In a slum in eastern Cairo, a team of archaeologists are reaching the end of a four-year dig. Finally, they begin to sift through an unremarkable pit filled with groundwater. And while they’re not expecting to find anything important, suddenly they strike gold – a treasure that’s been buried for three millennia.

A fallen metropolis

Back in 2012, German and Egyptian archaeologists arrived in Matariya, a district of Egypt’s capital, Cairo. Historically, the area had been the site of Heliopolis, one of ancient Egypt’s major cities.
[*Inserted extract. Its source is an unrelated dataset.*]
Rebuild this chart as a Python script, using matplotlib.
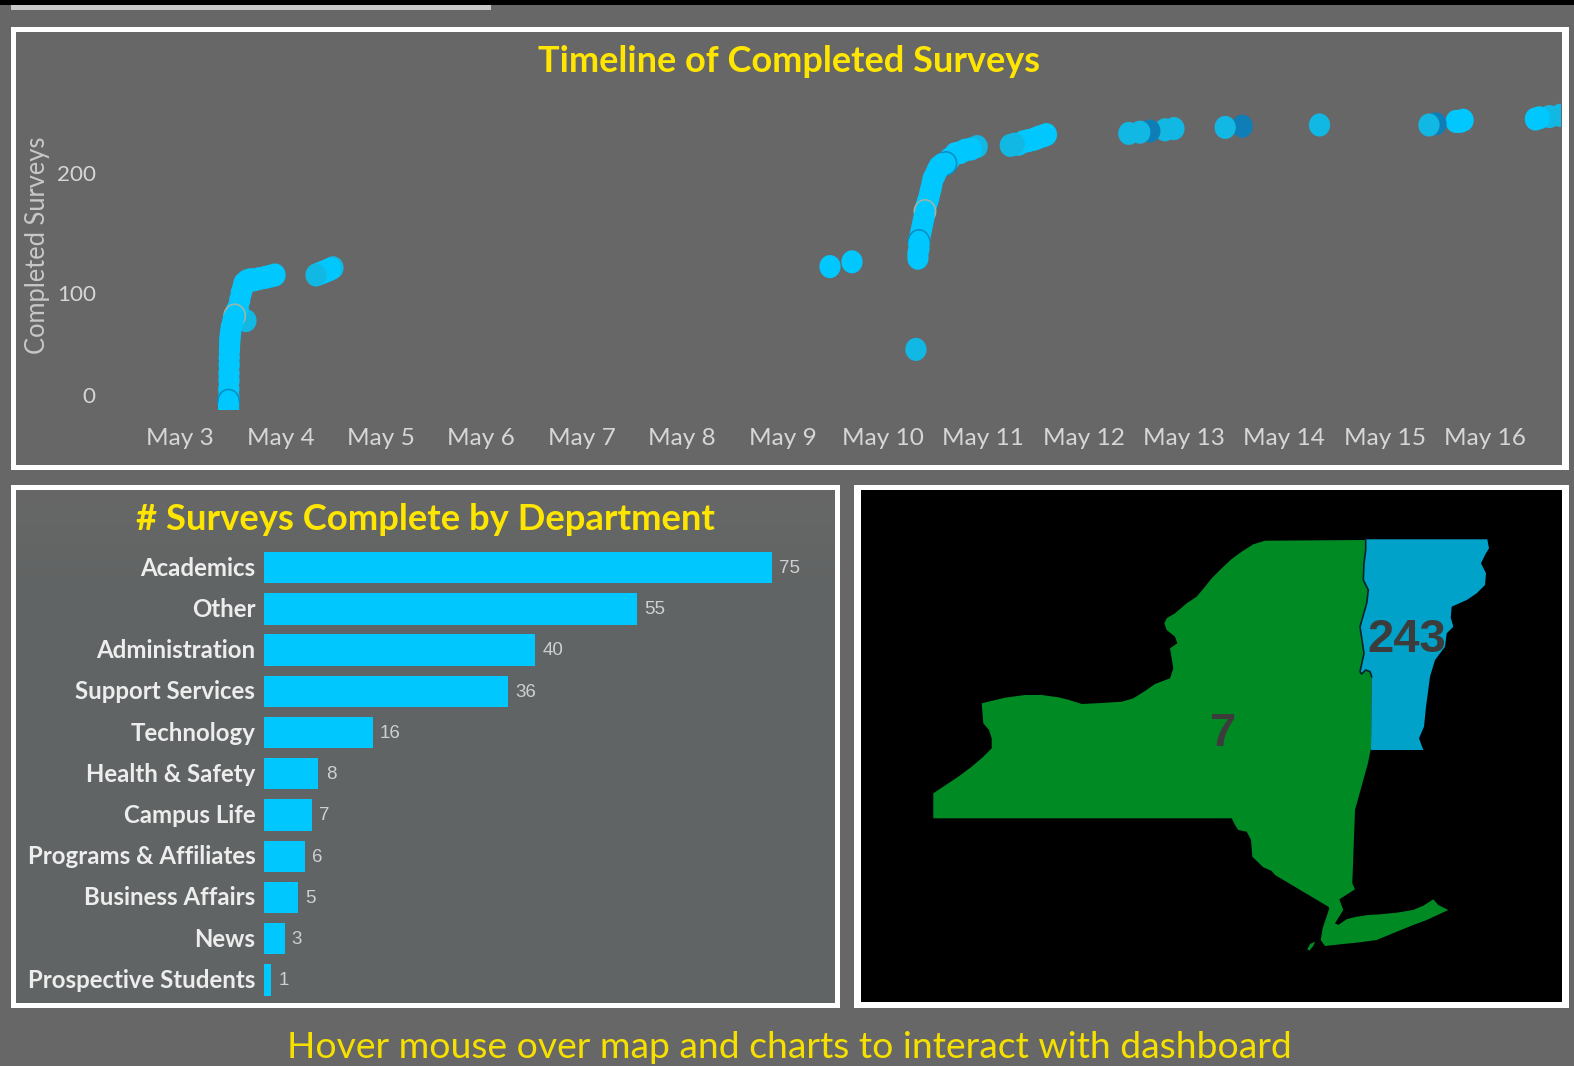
import matplotlib
matplotlib.use('Agg')
import matplotlib.pyplot as plt
from matplotlib.patches import Rectangle
from matplotlib.path import Path
from matplotlib.transforms import Affine2D, ScaledTranslation
from matplotlib.colors import to_rgb
import numpy as np

W, H = 1574, 1066

# timeline: days after May 3, running count of completed surveys, shade of each dot
survey_day = [
    0.484, 0.484, 0.484, 0.486, 0.486, 0.488, 0.488, 0.490, 0.490, 0.492, 0.494, 0.496, 0.498, 0.500, 0.504,
    0.510, 0.520, 0.530, 0.545, 0.560, 0.580, 0.595, 0.610, 0.625, 0.637, 0.657, 0.665, 0.700, 0.740, 0.790, 0.850, 0.900, 0.946,
    1.355, 1.385, 1.414, 1.445, 1.474, 1.500, 1.524,
    6.474, 6.693,
    7.330,
    7.350, 7.350, 7.360, 7.360, 7.360, 7.370, 7.380, 7.390, 7.400, 7.410, 7.420, 7.430, 7.440, 7.450, 7.460, 7.470, 7.480, 7.490, 7.500,
    7.520, 7.540, 7.560, 7.590, 7.630, 7.670, 7.720, 7.770, 7.820, 7.880, 7.940,
    8.270, 8.310, 8.350, 8.400, 8.450, 8.500, 8.530, 8.560, 8.600, 8.630,
    9.450, 9.560, 9.660, 9.810, 9.900,
    10.410, 10.580,
    11.350,
    12.440, 12.510, 12.710, 12.750, 12.780,
    13.500, 13.540, 13.640, 13.745,
]
survey_count = [
    3, 6, 10, 14, 20, 27, 33, 40, 46, 52, 57, 60, 62, 65, 67,
    71, 74, 78, 81, 85, 88, 94, 100, 104, 108, 77, 110, 111, 111, 112, 113, 114, 115,
    115, 116, 117, 118, 119, 120, 121,
    122, 126,
    53,
    129, 133, 137, 141, 143, 147, 151, 155, 159, 163, 168, 172, 175, 177, 180, 184, 187, 191, 195,
    198, 202, 205, 207, 208, 212, 216, 217, 219, 220, 222,
    223, 224, 224, 226, 227, 228, 229, 230, 231, 232,
    233, 234, 235, 236, 237,
    238, 239,
    240,
    240, 241, 243, 243, 244,
    245, 246, 247, 248,
]
survey_shade = [
    'b', 'b', 'r', 'b', 'b', 'b', 'b', 'b', 'b', 'b', 'b', 'b', 'b', 'b', 'b',
    'b', 'b', 'b', 'g', 'b', 'b', 'b', 'b', 'b', 'b', 'm', 'b', 'b', 'b', 'b', 'b', 'b', 'b',
    'm', 'b', 'b', 'b', 'b', 'b', 'm',
    'b', 'b',
    'm',
    'b', 'b', 'b', 'b', 'r', 'b', 'b', 'b', 'b', 'b', 'g', 'b', 'b', 'b', 'b', 'b', 'b', 'b', 'b',
    'b', 'b', 'b', 'b', 'r', 'b', 'b', 'b', 'b', 'b', 'm',
    'm', 'm', 'b', 'b', 'b', 'b', 'b', 'b', 'b', 'b',
    'm', 'm', 'd', 'm', 'm',
    'm', 'd',
    'm',
    'm', 'd', 'b', 'b', 'b',
    'b', 'b', 'm', 'm',
]
month_days = list(range(3, 17))

# department bars
departments = ['Academics', 'Other', 'Administration', 'Support Services', 'Technology',
               'Health & Safety', 'Campus Life', 'Programs & Affiliates', 'Business Affairs',
               'News', 'Prospective Students']
dept_surveys = [75, 55, 40, 36, 16, 8, 7, 6, 5, 3, 1]

# state outlines and totals
ny_total = 7
vt_total = 243
ny_x = [1365, 1365.7, 1364, 1363.3, 1368.3, 1366.7, 1360, 1364, 1360, 1365.7, 1370, 1371.7, 1371, 1368, 1355,
        1352.3, 1355, 1339.3, 1343.3, 1335, 1338.3, 1347, 1356.7, 1368.3, 1380, 1396.7, 1413, 1423.3, 1433.3,
        1438.3, 1448.3, 1426.7, 1413.3, 1396.7, 1376.7, 1360, 1343.3, 1325, 1320.7, 1322.7, 1329.3, 1328.3,
        1275, 1271.7, 1263.3, 1252.3, 1251, 1246.7, 1238.3, 1235, 1231.7, 933.3, 933.3, 958.3, 971.7, 983,
        991.7, 991.7, 989, 983.3, 981.7, 1005, 1025, 1041.7, 1058.3, 1068.3, 1081.7, 1101.7, 1121.7, 1133.3,
        1145, 1155, 1170, 1173.3, 1170, 1177.3, 1175, 1166.7, 1164.3, 1166.7, 1175, 1186.7, 1196.7, 1205,
        1211.7, 1221.7, 1231.7, 1241.7, 1253.3, 1265]
ny_y = [540, 550, 563, 580, 590, 603, 626.7, 653, 671.7, 670, 671.7, 676.7, 748, 763, 810,
        883.3, 889.3, 899.3, 910, 923.3, 925, 919, 916.7, 915, 914.3, 912.7, 910, 905.7, 899.3,
        905, 910, 920, 925, 931.7, 940, 942.3, 944, 946, 940, 928.3, 908.3, 906.7,
        875, 871, 867.3, 856.7, 840, 831.7, 830, 825, 818.3, 818.3, 793.3, 776.7, 766.7, 757,
        748.3, 738.3, 730, 723.3, 703.3, 697.7, 695, 695, 697.3, 699.7, 704, 703, 701.7, 698.3,
        691, 684, 678.3, 668.3, 648.3, 643.3, 636.7, 630, 623.3, 618.3, 613.3, 603.3, 596.7, 586.7,
        578.3, 568.3, 559, 551.7, 544.3, 540.7]
sliver_x = [1307.3, 1310, 1315, 1313.3, 1309.3]
sliver_y = [949.3, 944, 941.7, 946, 950.7]
vt_x = [1365.7, 1487.3, 1489, 1485, 1481, 1486, 1485, 1476.7, 1466.7, 1451.7, 1450.7, 1453.3, 1446.7, 1445, 1435,
        1430, 1426, 1424, 1419, 1423.3, 1371, 1371.7, 1370, 1365.7, 1361.7, 1360, 1364, 1360, 1366.7, 1368.3,
        1363.3, 1364, 1365.7]
vt_y = [539.3, 539.3, 548.3, 555, 563.3, 573.3, 585, 593.3, 600, 606.7, 617.3, 626.7, 633.3, 646.7, 660,
        676.7, 706.7, 726.7, 738.3, 750, 750, 676.7, 671.7, 670, 674, 671.7, 653.3, 626.7, 603.3, 590,
        580, 563.3, 550]

YELLOW = '#FFE600'
BG = '#676767'
shade_colors = {'b': '#00C8FF', 'm': '#12B8E4', 'd': '#0F7DB6', 'r': '#00C8FF', 'g': '#00C8FF'}
edge_colors = {'b': 'none', 'm': 'none', 'd': 'none', 'r': '#0A8FC4', 'g': '#9DB5A8'}

plt.rcParams['font.family'] = ['Lato', 'DejaVu Sans']

fig = plt.figure(figsize=(W / 100, H / 100), dpi=100, facecolor=BG)


def axes_px(left, top, right, bottom):
    return fig.add_axes([left / W, 1 - bottom / H, (right - left) / W, (bottom - top) / H])


# page furniture in pixel coordinates
frame = fig.add_axes([0, 0, 1, 1])
frame.axis('off')


def box(ax, x0, y0, x1, y1, color):
    ax.add_patch(Rectangle((x0, y0), x1 - x0, y1 - y0, facecolor=color, edgecolor='none'))


box(frame, 0, 0, W, 5, 'black')
box(frame, 10.5, 5, 491, 10, '#C9C9C9')

box(frame, 10.5, 26.5, 1569, 470, 'white')
box(frame, 16, 32, 1562, 465, BG)

box(frame, 10.5, 485, 840, 1008, 'white')
# panel fades slightly darker below the title
shade = np.linspace(0, 1, 120)[:, None, None]
top_rgb, low_rgb = np.array(to_rgb(BG)), np.array(to_rgb('#606464'))
frame.imshow(top_rgb + shade * (low_rgb - top_rgb), extent=(16, 835, 610, 490), aspect='auto', zorder=1)
rect_low = Rectangle((16, 609), 819, 394, facecolor='#606464', edgecolor='none', zorder=1)
frame.add_patch(rect_low)

box(frame, 854, 485, 1569, 1008, 'white')
box(frame, 861, 490, 1562, 1002, 'black')
frame.set_xlim(0, W)
frame.set_ylim(H, 0)

frame.text(789.5, 72, 'Timeline of Completed Surveys', color=YELLOW, fontsize=26, fontweight='bold',
           ha='center', va='baseline', zorder=3)
frame.text(425, 530, '# Surveys Complete by Department', color=YELLOW, fontsize=26.2, fontweight='bold',
           ha='center', va='baseline', zorder=3)
frame.text(789.5, 1058, 'Hover mouse over map and charts to interact with dashboard', color='#F5E000',
           fontsize=26.8, ha='center', va='baseline', zorder=3)

# timeline scatter, 100.4 px per day and 1.2 px per survey
ax = axes_px(100, 85, 1561, 410)
ax.patch.set_alpha(0)
ax.set_xlim((100 - 180) / 100.4, (1561 - 180) / 100.4)
ax.set_ylim(3 / 1.2, (413 - 85) / 1.2)
order = np.arange(len(survey_day))[::-1]
dot = Path.unit_circle().transformed(Affine2D().scale(0.92, 1))
ax.scatter(np.array(survey_day)[order], np.array(survey_count)[order], s=276, marker=dot,
           c=[shade_colors[survey_shade[i]] for i in order],
           edgecolors=[edge_colors[survey_shade[i]] for i in order], linewidths=1.2)
ax.set_xticks([d - 3 for d in month_days])
ax.set_xticklabels(['May %d' % d for d in month_days])
ax.set_yticks([100, 200])
ax.tick_params(length=0, labelcolor='#D6D6D6')
ax.tick_params(axis='x', pad=13, labelsize=17.6)
ax.tick_params(axis='y', pad=3, labelsize=16.2)
for s in ax.spines.values():
    s.set_visible(False)
frame.text(95, 397, '0', color='#D6D6D6', fontsize=16.2, ha='right', va='center', zorder=3)
frame.text(38, 245, 'Completed Surveys', color='#C8C8C8', fontsize=18.4, rotation=90, ha='center', va='center', zorder=3)

# department bars
ax2 = axes_px(264.3, 546.9, 835, 1000.6)
ax2.patch.set_alpha(0)
rows = np.arange(len(departments))
ax2.barh(rows, dept_surveys, height=0.763, color='#00C8FF')
ax2.set_xlim(0, (835 - 264.3) / 6.77)
ax2.set_ylim(10.5, -0.5)
ax2.set_xticks([])
ax2.set_yticks(rows)
ax2.set_yticklabels(departments, color='#EDEDED', fontsize=17.3, fontweight='bold')
ax2.tick_params(length=0, pad=6.5)
lift = ScaledTranslation(0, 1.5 / 100, fig.dpi_scale_trans)
for label in ax2.get_yticklabels():
    label.set_transform(label.get_transform() + lift)
for s in ax2.spines.values():
    s.set_visible(False)
for r, v in zip(rows, dept_surveys):
    ax2.annotate(str(v), (v, r), xytext=(5.2, -0.6), textcoords='offset points', color='#CFCFCF',
                 fontsize=13.5, family='Liberation Sans', va='center', ha='left')

# state map
frame.fill(ny_x, ny_y, color='#008A23', lw=0, zorder=2)
frame.fill(sliver_x, sliver_y, color='#008A23', lw=0, zorder=2)
frame.fill(vt_x, vt_y, color='#00A2C9', lw=0, zorder=2)
frame.plot(vt_x[21:] + [1365.7], vt_y[21:] + [539.3], color='#06222a', lw=1.2, zorder=2)
frame.text(1406.5, 635, str(vt_total), color='#3C3C3C', fontsize=34, fontweight='bold',
           family='Liberation Sans', ha='center', va='center_baseline', zorder=3)
frame.text(1223, 728.7, str(ny_total), color='#3C3C3C', fontsize=34, fontweight='bold',
           family='Liberation Sans', ha='center', va='center_baseline', zorder=3)

fig.savefig('out.png', dpi=100, facecolor=fig.get_facecolor())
Today, however, it is an impoverished neighborhood of the country’s bustling capital.

The sun god

According to the University of Leipzig’s Dietrich Raue, who led the German part of the excavation, Matariya is of particular archaeological interest. Apparently, the ancient Egyptians believed that Heliopolis was the home of the sun god. Accordingly, many important buildings were constructed there.

Origin of the world

“The sun god created the world in Heliopolis, in Matariya,” Raue said in a March 2017 interview with Reuters. “That’s what I always tell the people here when they say is there anything important. According to the pharaonic belief, the world was created in Matariya.”

Digging deep

Over the course of the excavations, the team systematically excavated the area around Matariya in search of ancient remains. And eventually, they came to a pit surrounded by abandoned construction sites. Filled with murky groundwater, it didn’t look promising initially.